Last year, for the first time, the department gave up its annual Christmas tradition of driving firetrucks through area neighborhoods, a firefighter dressed as Santa Claus at the helm. It also no longer relies on homegrown fundraisers to make money since the department’s budget swelled from $75,000 a year to nearly $800,000 after formation of the Emergency Services District.
“It’s developed a whole lot,” said Phipps, whose father was chief here when he was a child. “We’re a lot better now than we were five years ago.”
Money from emergency services district pays for maintenance, manpower and equipment -- eight trucks, including two brush trucks, a rescue unit and a tanker filled with 3,000 gallons of water, for parts of the response area that still don’t have water hydrants, Phipps said.
Now at least four firefighters are on duty 24 hours a day. They can handle about 90 percent of the calls.
If help is needed, “you’d probably have 10 to 12 volunteers show up in five minutes,” Phipps said.
Last year, Geronimo Village responded to emergency calls in an average of 7.53 minutes.
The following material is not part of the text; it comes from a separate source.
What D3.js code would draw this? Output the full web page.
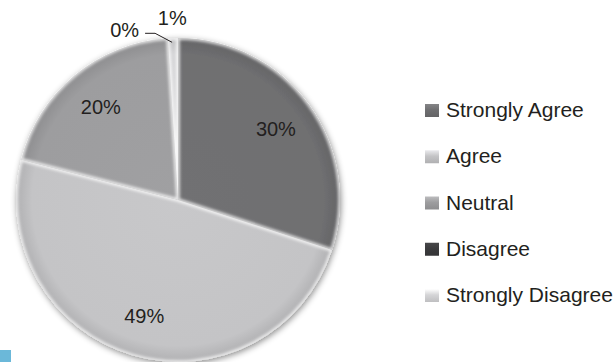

Partee, the Emergency Services District 2 treasurer, said they want to lower the average to five minutes.
Limited fire protection also can mean higher fire insurance rates.
With 1 considered the best rate, the emergency services district came back with an Insurance Services Office rating of 6 in neighborhoods with a water system and 9 in those without.
San Antonio maintains an ISO rating of 3, according to SAFD Assistant Chief Carl Wedige.
Partee noted Geronimo Village was named the county’s most progressive fire agency in 2004 by the Bexar County fire marshal’s office and again in 2006 by the Bexar County Firefighters’ Association. This is about an area that keeps growing.
“I have visions of Houston,” he said. “Oh my God, help us.”
Ironically, increasing the department’s size and resources will be slow-going until more residents and businesses move in, supplying the necessary tax base to pay for these improvements, Partee said.
“It seems like (with) emergency services, we’re always playing catch-up to what was already there,” Partee said.
The future
Phipps only needs to look out his window to see bulldozers tearing out trees to make way for the area’s newest subdivision next door to his station.
Partee can hear the changes in his neighborhood off Potranco Road, where the din of traffic has replaced the howls of coyotes.
Options are limited for county residents, Wolff said.
They could vote to create their own city governments.
They could fight for the creation of public improvement districts, like the one that funded the PGA golf course on the North Side.
Lujan said there is talk of requesting 15 more patrol deputies in 2007, including eight additional deputies for traffic. But Rodriguez, the county commissioner, said approval of more hires will come down to need.
“Unless we start hearing more and more it’s (crime) really out of hand, that’s when it gives you no other alternative but to go out on another tax, some kind of crime tax,” he said. “I don’t think we need that right now.”
Without a substantial tax base and precluding an annexation resurgence, Wolff predicts residents will remain without beefed-up public safety services for some time.
“Long term they’re going to be in trouble -- in terms of just about everything,” Wolff said.
Geronimo Village officials hope to build a station in the northern part of their district, near FM 471 at Old FM 471. And in the next two months, crews plan to break ground on construction of a fire station in the southern part of the district, near Cagnon Road around Loop 1604 -- not far from the site of the fires that devoured the Widefield Lane homes.
A station in the southern part of Geronimo Village’s coverage area is crucial, Partee said, because it is on one of the most populated areas of the county -- for now.
“Things are changing fast,” he said.